Personal information
- Full name: Kamren Larsen
- Born: October 28, 1999 (age 26) Bakersfield, California, U.S.

Team information
- Current team: Answer/Jungle U/US
- Discipline: BMX racing
- Role: Rider
- Rider type: Elite Men

Medal record
Representing United States
Men's BMX racing
| Event | 1st | 2nd | 3rd |
| Pan American Games | 1 | 0 | 0 |
| Pan American Championships | 1 | 0 | 0 |
| USA Elite Men National Championship | 1 | 1 | 0 |
| Total | 3 | 1 | 0 |
Pan American Games
| Gold medal – first place | 2023 Santiago | BMX racing |
Pan American Championships
| Gold medal – first place | 2023 Riobamba | BMX racing |
USA Elite Men National Championship
| Gold medal – first place | 2024 Rock Hill | BMX racing |
| Silver medal – second place | 2021 Rock Hill | BMX racing |

= Kamren Larsen =

American professional BMX racer

Kamren Larsen (/ˈkæmrən/ KAM-rən; born October 28, 1999) is an American racing cyclist who competes in BMX.

==Pro career==
He finished 1st at the 2023 American Continental Championships in Riobamba Ecuador, nabbing his first career international win.

Larsen won Gold at the Cycling at the 2023 Pan American Games – Men's BMX racing on October 22, 2023 in Santiago, Chile. Larsen ran a 31.810 in the Men's final to hold off fellow American Cameron Wood and Columbian Carlos Ramírez.
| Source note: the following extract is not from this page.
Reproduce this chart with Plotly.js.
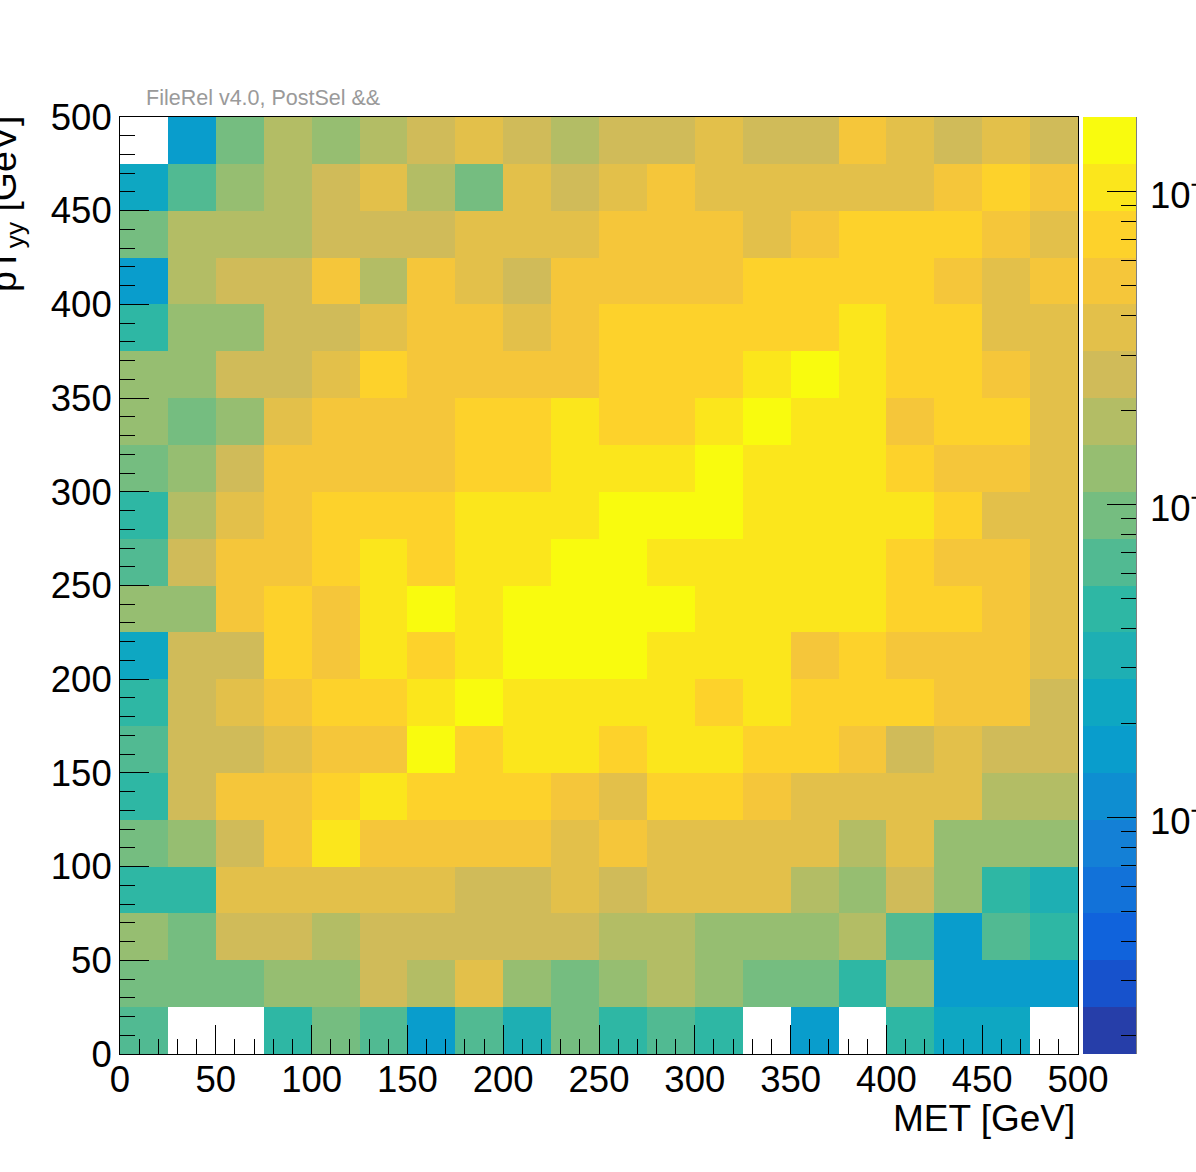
<!DOCTYPE html>
<html><head><meta charset="utf-8">
<script src="https://cdn.plot.ly/plotly-3.0.1.min.js"></script>
<style>html,body{margin:0;padding:0;background:#fff;overflow:hidden}</style>
</head><body><div id="chart" style="width:1196px;height:1172px"></div>
<script>
// Bin edges (GeV)
const metEdges = [0,25,50,75,100,125,150,175,200,225,250,275,300,325,350,375,400,425,450,475,500];
const ptEdges  = [0,25,50,75,100,125,150,175,200,225,250,275,300,325,350,375,400,425,450,475,500];
const axisTickVals = [0,50,100,150,200,250,300,350,400,450,500];
// colour-axis range (log scale)
const zMinValue = 1.75e-5;
const zMaxValue = 1.73e-2;
const colorbarMajorVals = [1e-4, 1e-3, 1e-2];
const colorbarMajorText = ['10<sup>\u22124</sup>','10<sup>\u22123</sup>','10<sup>\u22122</sup>'];
const N = null;
// Bin contents, written from the top row (pT 475-500) down to the bottom row (pT 0-25)
const rowsTopDown = [
 [N,1.65e-4,9.24e-4,1.84e-3,1.31e-3,1.84e-3,2.60e-3,3.67e-3,2.60e-3,1.84e-3,2.60e-3,2.60e-3,3.67e-3,2.60e-3,2.60e-3,5.19e-3,3.67e-3,2.60e-3,3.67e-3,2.60e-3],
 [2.33e-4,6.55e-4,1.31e-3,1.84e-3,2.60e-3,3.67e-3,1.84e-3,9.24e-4,3.67e-3,2.60e-3,3.67e-3,5.19e-3,3.67e-3,3.67e-3,3.67e-3,3.67e-3,3.67e-3,5.19e-3,7.32e-3,5.19e-3],
 [9.24e-4,1.84e-3,1.84e-3,1.84e-3,2.60e-3,2.60e-3,2.60e-3,3.67e-3,3.67e-3,3.67e-3,5.19e-3,5.19e-3,5.19e-3,3.67e-3,5.19e-3,7.32e-3,7.32e-3,7.32e-3,5.19e-3,3.67e-3],
 [1.65e-4,1.84e-3,2.60e-3,2.60e-3,5.19e-3,1.84e-3,5.19e-3,3.67e-3,2.60e-3,5.19e-3,5.19e-3,5.19e-3,5.19e-3,7.32e-3,7.32e-3,7.32e-3,7.32e-3,5.19e-3,3.67e-3,5.19e-3],
 [4.64e-4,1.31e-3,1.31e-3,2.60e-3,2.60e-3,3.67e-3,5.19e-3,5.19e-3,3.67e-3,5.19e-3,7.32e-3,7.32e-3,7.32e-3,7.32e-3,7.32e-3,1.03e-2,7.32e-3,7.32e-3,3.67e-3,3.67e-3],
 [1.31e-3,1.31e-3,2.60e-3,2.60e-3,3.67e-3,7.32e-3,5.19e-3,5.19e-3,5.19e-3,5.19e-3,7.32e-3,7.32e-3,7.32e-3,1.03e-2,1.46e-2,1.03e-2,7.32e-3,7.32e-3,5.19e-3,3.67e-3],
 [1.31e-3,9.24e-4,1.31e-3,3.67e-3,5.19e-3,5.19e-3,5.19e-3,7.32e-3,7.32e-3,1.03e-2,7.32e-3,7.32e-3,1.03e-2,1.46e-2,1.03e-2,1.03e-2,5.19e-3,7.32e-3,7.32e-3,3.67e-3],
 [9.24e-4,1.31e-3,2.60e-3,5.19e-3,5.19e-3,5.19e-3,5.19e-3,7.32e-3,7.32e-3,1.03e-2,1.03e-2,1.03e-2,1.46e-2,1.03e-2,1.03e-2,1.03e-2,7.32e-3,5.19e-3,5.19e-3,3.67e-3],
 [4.64e-4,1.84e-3,3.67e-3,5.19e-3,7.32e-3,7.32e-3,7.32e-3,1.03e-2,1.03e-2,1.03e-2,1.46e-2,1.46e-2,1.46e-2,1.03e-2,1.03e-2,1.03e-2,1.03e-2,7.32e-3,3.67e-3,3.67e-3],
 [6.55e-4,2.60e-3,5.19e-3,5.19e-3,7.32e-3,1.03e-2,7.32e-3,1.03e-2,1.03e-2,1.46e-2,1.46e-2,1.03e-2,1.03e-2,1.03e-2,1.03e-2,1.03e-2,7.32e-3,5.19e-3,5.19e-3,3.67e-3],
 [1.31e-3,1.31e-3,5.19e-3,7.32e-3,5.19e-3,1.03e-2,1.46e-2,1.03e-2,1.46e-2,1.46e-2,1.46e-2,1.46e-2,1.03e-2,1.03e-2,1.03e-2,1.03e-2,7.32e-3,7.32e-3,5.19e-3,3.67e-3],
 [2.33e-4,2.60e-3,2.60e-3,7.32e-3,5.19e-3,1.03e-2,7.32e-3,1.03e-2,1.46e-2,1.46e-2,1.46e-2,1.03e-2,1.03e-2,1.03e-2,5.19e-3,7.32e-3,5.19e-3,5.19e-3,5.19e-3,3.67e-3],
 [4.64e-4,2.60e-3,3.67e-3,5.19e-3,7.32e-3,7.32e-3,1.03e-2,1.46e-2,1.03e-2,1.03e-2,1.03e-2,1.03e-2,7.32e-3,1.03e-2,7.32e-3,7.32e-3,7.32e-3,5.19e-3,5.19e-3,2.60e-3],
 [6.55e-4,2.60e-3,2.60e-3,3.67e-3,5.19e-3,5.19e-3,1.46e-2,7.32e-3,1.03e-2,1.03e-2,7.32e-3,1.03e-2,1.03e-2,7.32e-3,7.32e-3,5.19e-3,2.60e-3,3.67e-3,2.60e-3,2.60e-3],
 [4.64e-4,2.60e-3,5.19e-3,5.19e-3,7.32e-3,1.03e-2,7.32e-3,7.32e-3,7.32e-3,5.19e-3,3.67e-3,7.32e-3,7.32e-3,5.19e-3,3.67e-3,3.67e-3,3.67e-3,3.67e-3,1.84e-3,1.84e-3],
 [9.24e-4,1.31e-3,2.60e-3,5.19e-3,1.03e-2,5.19e-3,5.19e-3,5.19e-3,5.19e-3,3.67e-3,5.19e-3,3.67e-3,3.67e-3,3.67e-3,3.67e-3,1.84e-3,3.67e-3,1.31e-3,1.31e-3,1.31e-3],
 [4.64e-4,4.64e-4,3.67e-3,3.67e-3,3.67e-3,3.67e-3,3.67e-3,2.60e-3,2.60e-3,3.67e-3,2.60e-3,3.67e-3,3.67e-3,3.67e-3,1.84e-3,1.31e-3,2.60e-3,1.31e-3,4.64e-4,3.29e-4],
 [1.31e-3,9.24e-4,2.60e-3,2.60e-3,1.84e-3,2.60e-3,2.60e-3,2.60e-3,2.60e-3,2.60e-3,1.84e-3,1.84e-3,1.31e-3,1.31e-3,1.31e-3,1.84e-3,6.55e-4,1.65e-4,6.55e-4,4.64e-4],
 [9.24e-4,9.24e-4,9.24e-4,1.31e-3,1.31e-3,2.60e-3,1.84e-3,3.67e-3,1.31e-3,9.24e-4,1.31e-3,1.84e-3,1.31e-3,9.24e-4,9.24e-4,4.64e-4,1.31e-3,1.65e-4,1.65e-4,1.65e-4],
 [6.55e-4,N,N,4.64e-4,9.24e-4,6.55e-4,1.65e-4,6.55e-4,3.29e-4,9.24e-4,4.64e-4,6.55e-4,4.64e-4,N,1.65e-4,N,4.64e-4,2.33e-4,2.33e-4,N]
];

// ---- ROOT kBird palette, 20 contour levels ----
const birdStops = [0,0.125,0.25,0.375,0.5,0.625,0.75,0.875,1];
const birdR = [0.2082,0.0592,0.0780,0.0232,0.1802,0.5301,0.8186,0.9956,0.9764];
const birdG = [0.1664,0.3599,0.5041,0.6419,0.7178,0.7492,0.7328,0.7862,0.9832];
const birdB = [0.5293,0.8684,0.8385,0.7914,0.6425,0.4662,0.3499,0.1968,0.0539];
function bird(t){
  t = Math.max(0, Math.min(1, t));
  let k = 0; while (k < birdStops.length-2 && t > birdStops[k+1]) k++;
  const f = (t - birdStops[k])/(birdStops[k+1]-birdStops[k]);
  const c = a => Math.round(255*(a[k] + f*(a[k+1]-a[k])));
  return 'rgb(' + c(birdR) + ',' + c(birdG) + ',' + c(birdB) + ')';
}
const nLevels = 20;
const colorscale = [];
for (let i = 0; i < nLevels; i++) {
  const col = bird((i + 0.99)/nLevels);
  colorscale.push([i/nLevels, col]);
  colorscale.push([(i+1)/nLevels, col]);
}

const zLog = rowsTopDown.slice().reverse().map(r => r.map(v => (v === null || v <= 0) ? null : Math.log10(v)));
const zmin = Math.log10(zMinValue), zmax = Math.log10(zMaxValue);

const minorCb = [];
for (let e = -5; e <= -1; e++) for (let m = 2; m <= 9; m++) {
  const v = Math.log10(m) + e;
  if (v > zmin && v < zmax) minorCb.push(v);
}

const W = 1196, H = 1172;
const mL = 120, mR = 118, mT = 117, mB = 118;
const plotW = W - mL - mR, plotH = H - mT - mB;
const cbLeftPx = 1083, cbThick = 53;
const cbX = (cbLeftPx - mL)/plotW;
const cbRightX = cbX + cbThick/plotW;

const FONT = 'Liberation Sans, Arial, Helvetica, sans-serif';

const cbCommon = {
  x: cbX, xanchor: 'left', xpad: 0, ypad: 0,
  y: 0.5, yanchor: 'middle', len: 1, lenmode: 'fraction',
  thickness: cbThick, thicknessmode: 'pixels',
  outlinewidth: 0, borderwidth: 0,
  ticks: 'inside', tickcolor: '#000', tickwidth: 1,
  tickmode: 'array', showticklabels: false
};

const heat = {
  type: 'heatmap',
  x: metEdges, y: ptEdges, z: zLog,
  zmin: zmin, zmax: zmax, zauto: false,
  colorscale: colorscale,
  hoverongaps: false,
  colorbar: Object.assign({}, cbCommon, {
    tickvals: colorbarMajorVals.map(v => Math.log10(v)),
    ticklen: 29
  })
};

// invisible helper trace that only carries the minor-tick colour bar
const minorBar = {
  type: 'scatter', mode: 'markers',
  x: [null], y: [null],
  hoverinfo: 'skip',
  marker: {
    color: [zmin], cmin: zmin, cmax: zmax, showscale: true,
    colorscale: [[0,'rgba(0,0,0,0)'],[1,'rgba(0,0,0,0)']],
    colorbar: Object.assign({}, cbCommon, {tickvals: minorCb, ticklen: 15})
  }
};

const axisCommon = {
  range: [0, 500], autorange: false,
  tickmode: 'array', tickvals: axisTickVals,
  ticks: 'inside', ticklen: 29, tickwidth: 1, tickcolor: '#000',
  minor: {dtick: 10, tick0: 0, ticks: 'inside', ticklen: 15, tickwidth: 1, tickcolor: '#000', showgrid: false},
  showline: true, linecolor: '#000', linewidth: 1, mirror: true,
  showgrid: false, zeroline: false,
  tickfont: {family: FONT, size: 36.5, color: '#000'}
};

const annotations = [
  {text: 'FileRel v4.0, PostSel &&', xref: 'paper', yref: 'paper',
   x: (144 - mL)/plotW, y: 1 + (mT - 98)/plotH, xanchor: 'left', yanchor: 'middle',
   showarrow: false, font: {family: FONT, size: 21.5, color: '#9a9a9a'}},
  {text: 'MET [GeV]', xref: 'paper', yref: 'paper',
   x: (1077 - mL)/plotW, y: -(1118 - (H - mB))/plotH, xanchor: 'right', yanchor: 'middle',
   showarrow: false, font: {family: FONT, size: 37, color: '#000'}},
  {text: 'pT<sub>yy</sub> [GeV]', xref: 'paper', yref: 'paper', textangle: -90,
   x: (6 - mL)/plotW, y: 1, xanchor: 'center', yanchor: 'top', yshift: 3,
   showarrow: false, font: {family: FONT, size: 37.5, color: '#000'}}
];
colorbarMajorVals.forEach((v, i) => {
  annotations.push({
    text: colorbarMajorText[i], xref: 'paper', yref: 'paper',
    x: (1148 - mL)/plotW, y: (Math.log10(v) - zmin)/(zmax - zmin),
    xanchor: 'left', yanchor: 'middle', yshift: -2,
    showarrow: false, font: {family: FONT, size: 36.5, color: '#000'}
  });
});

const layout = {
  width: W, height: H,
  margin: {l: mL, r: mR, t: mT, b: mB, pad: 0},
  paper_bgcolor: '#fff', plot_bgcolor: '#fff',
  showlegend: false,
  xaxis: Object.assign({}, axisCommon, {ticklabelstandoff: -7}),
  yaxis: Object.assign({}, axisCommon),
  shapes: [
    {type: 'line', xref: 'paper', yref: 'paper', x0: cbRightX, x1: cbRightX, y0: 0, y1: 1,
     line: {color: '#000', width: 1}}
  ],
  annotations: annotations
};

Plotly.newPlot('chart', [heat, minorBar], layout, {staticPlot: true, displayModeBar: false});
</script>
</body></html>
Larsen earns the US's 3rd Men's Elite BMX Gold Medal in the Pan American Games joining Jason Richardson (2007) & Connor Fields (2011).

==Olympics==
On June 18, 2024, Larsen announced on the Today Show that he has been selected to represent the United States at the 2024 Olympic Games in Paris France.